2. The process of claim 1, wherein the axis about which the incomplete rotary motion is performed has an inclination of 1 to 20° relative to a horizontal plane.

3. The process of claim 1, wherein the reaction vessel comprises a pendulum kiln.

4. The process of claim 1, wherein the reaction vessel has an inclination of 1 to 20°.

5. The process of claim 1, performed in an atmosphere comprising oxygen.

6. The process of claim 1, wherein a) and b) are in pulverulent or pasty form.

7. The process of claim 6, wherein a) and b) are in pasty form, wherein a paste is prepared with water or an alcohol.

8. The process of claim 1, wherein a field of traverse of the incomplete rotary motion is 60 to 250°.

9. The process of claim 1, wherein the heating comprises direct heating.

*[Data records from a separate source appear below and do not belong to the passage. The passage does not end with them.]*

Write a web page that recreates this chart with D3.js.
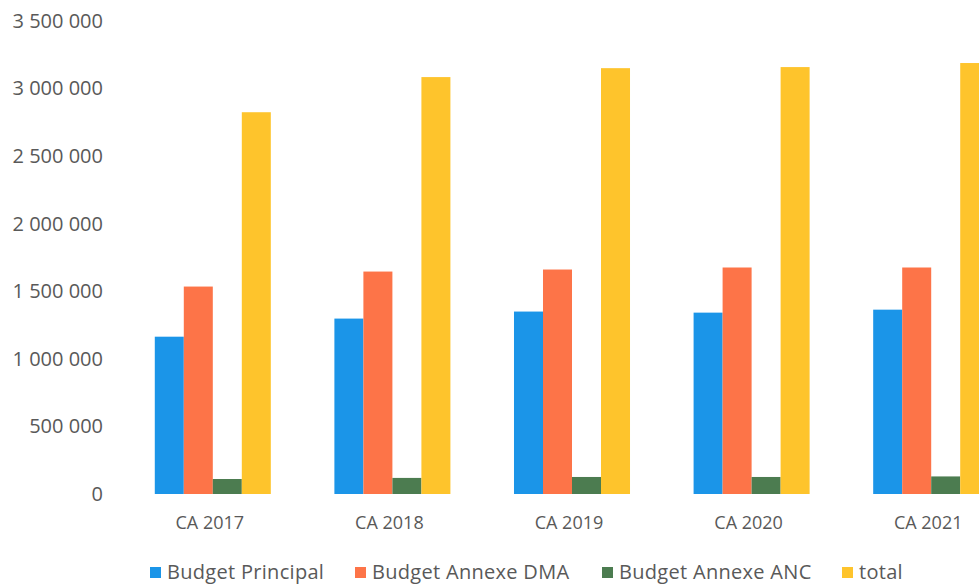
<!DOCTYPE html>
<html>
<head>
<meta charset="utf-8">
<script src="https://cdn.jsdelivr.net/npm/d3@7"></script>
<style>
  html, body { margin: 0; padding: 0; background: #fff; overflow: hidden; }
  svg { display: block; }
  text { font-family: "Open Sans", "Noto Sans", sans-serif; fill: #595959; }
</style>
</head>
<body>
<svg id="chart" width="979" height="584"></svg>
<script>
const categories = ["CA 2017", "CA 2018", "CA 2019", "CA 2020", "CA 2021"];
const seriesNames = ["Budget Principal", "Budget Annexe DMA", "Budget Annexe ANC", "total"];
const budgetPrincipal = [1164000, 1298000, 1350000, 1342000, 1364000];
const budgetAnnexeDMA = [1535000, 1646000, 1661000, 1676000, 1676000];
const budgetAnnexeANC = [111000, 119000, 126000, 126000, 130000];
const total = [2825000, 3085000, 3151000, 3159000, 3189000];
const yTicks = [0, 500000, 1000000, 1500000, 2000000, 2500000, 3000000, 3500000];
const colors = ["#1b95e8", "#fd7448", "#4c7c50", "#fec42c"];

const seriesValues = [budgetPrincipal, budgetAnnexeDMA, budgetAnnexeANC, total];

const svg = d3.select("#chart");
const x0 = d3.scaleBand().domain(categories).range([123, 1021])
  .paddingInner(0.354).paddingOuter(0.177);
const x1 = d3.scaleBand().domain(seriesNames).range([0, x0.bandwidth()]).padding(0);
const y = d3.scaleLinear().domain([0, 3500000]).range([494, 21]);

const fmt = d3.formatLocale({ decimal: ",", thousands: "\u00a0", grouping: [3], currency: ["", "€"] }).format(",d");

// Y axis
const yAxis = svg.append("g")
  .attr("transform", "translate(103,0)")
  .call(d3.axisLeft(y).tickValues(yTicks).tickSize(0).tickPadding(0).tickFormat(fmt));
yAxis.select(".domain").remove();
yAxis.selectAll("text").style("font-size", "20px").style("font-family", "Open Sans").attr("fill", "#595959");

// Bars
const groups = svg.append("g").selectAll("g")
  .data(categories)
  .join("g")
  .attr("transform", d => `translate(${x0(d)},0)`);

groups.selectAll("rect")
  .data((c, i) => seriesNames.map((s, j) => ({ s, v: seriesValues[j][i], j })))
  .join("rect")
  .attr("x", d => x1(d.s))
  .attr("width", x1.bandwidth())
  .attr("y", d => y(d.v))
  .attr("height", d => y(0) - y(d.v))
  .attr("fill", d => colors[d.j]);

// X axis labels
const xAxis = svg.append("g")
  .attr("transform", "translate(-3,494)")
  .call(d3.axisBottom(x0).tickSize(0).tickPadding(22));
xAxis.select(".domain").remove();
xAxis.selectAll("text").style("font-size", "18px").style("font-family", "Open Sans").attr("fill", "#595959");

// Legend
const legendX = [150, 355, 602, 842];
const legend = svg.append("g").selectAll("g")
  .data(seriesNames)
  .join("g")
  .attr("transform", (d, i) => `translate(${legendX[i]},567)`);
legend.append("rect").attr("width", 11).attr("height", 11).attr("fill", (d, i) => colors[i]);
legend.append("text").attr("x", 17).attr("y", 12)
  .style("font-size", "20px").style("letter-spacing", "0.3px").text(d => d);
</script>
</body>
</html>
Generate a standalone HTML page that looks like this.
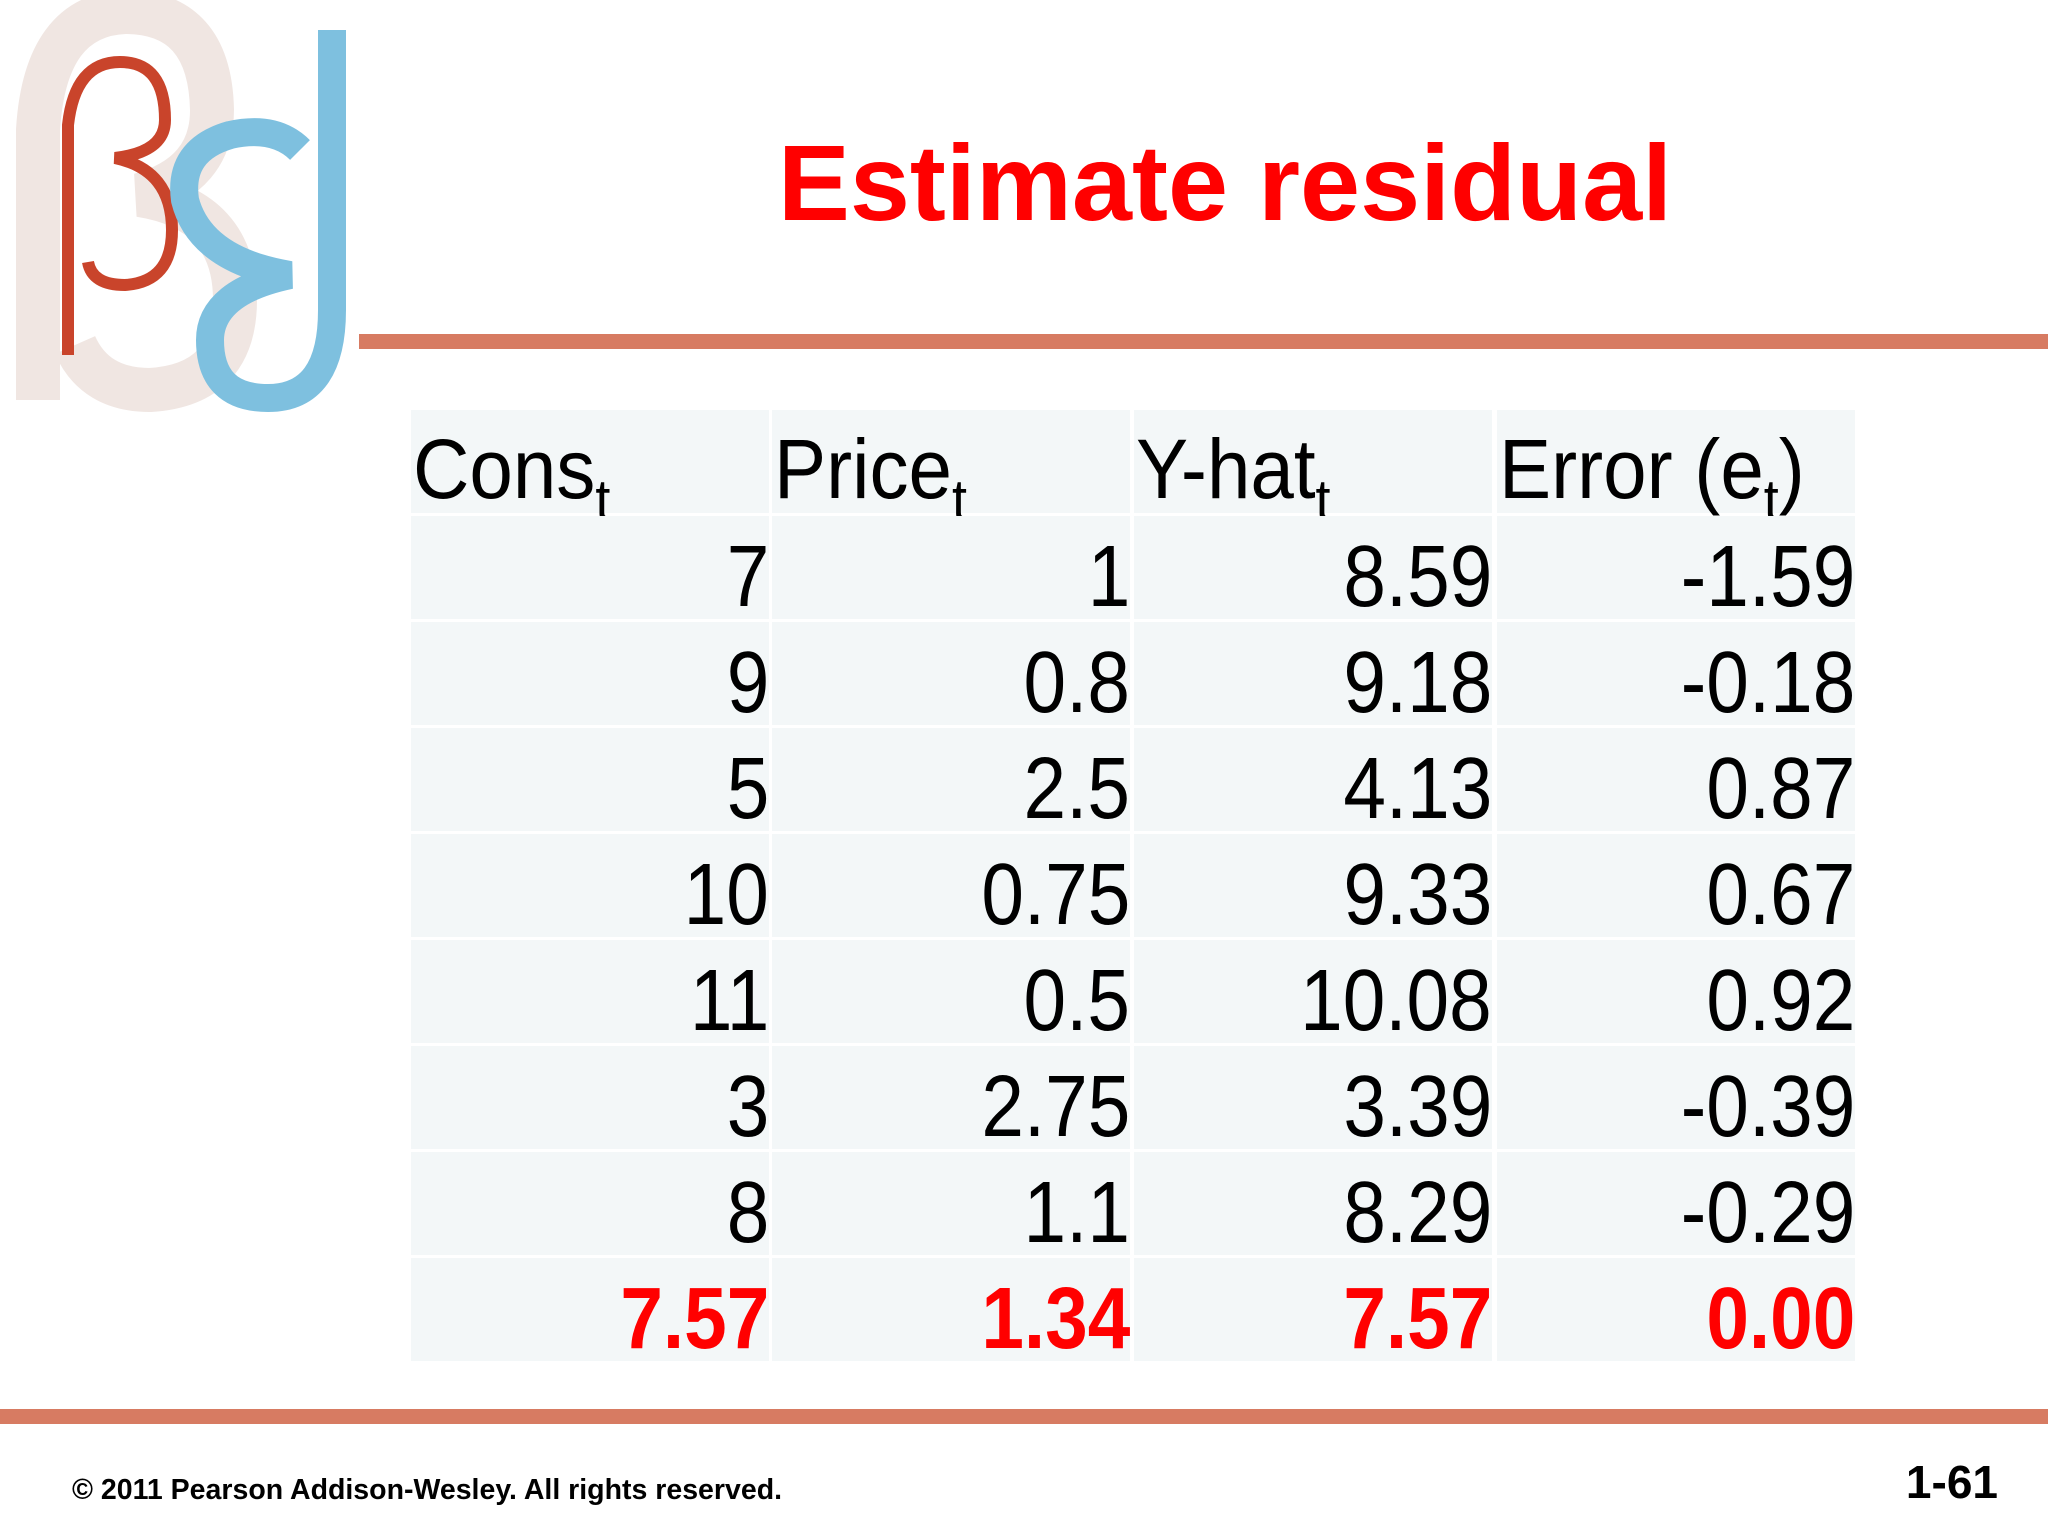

10. The process of claim 1, wherein M is at least one element selected from Co, Mn, Ni, Fe, Al and Mg.

11. The process of claim 1, wherein x is 1.

12. The process of claim 1, wherein y is 2+(x−1)+(z−1).

13. The process of claim 1, wherein z is 0.75 to 1.4.

14. The process of claim 1, wherein x is 1, y is 2+(x−1)+(z−1), and z is 0.75 to 1.4.

15. The process of claim 1, wherein M is a combination of Ni, Co and Mn selected from the group consisting of Ni0.33Co0.33Mn0.33, Ni0.6Co0.2Mn0.2, Ni0.5Co0.2Mn0.3, Ni0.4Co0.2Mn0.4, Ni0.4Co0.3Mn0.3, Ni0.45Co0.1Mn0.45, Ni0.4Co0.1Mn0.5 and Ni0.5Co0.1Mn0.4.

16. The process of claim 1, wherein the reaction vessel has a length of 2 to 200 m.

17. The process of claim 1, wherein the reaction vessel has an average cross-sectional diameter of 200 to 10 000 mm.

18. The process of claim 1, wherein the reaction vessel has a ratio of length to average cross-sectional diameter in a range of 50:1 to 2:1.

19. The process of claim 1, wherein the incomplete rotary motion is performed in an oscillatory manner, at a frequency of 0.1 to 100 pendulum motions per minute.

20. The process of claim 1, comprising heating the mixture to the temperature of 650 to 1050° C.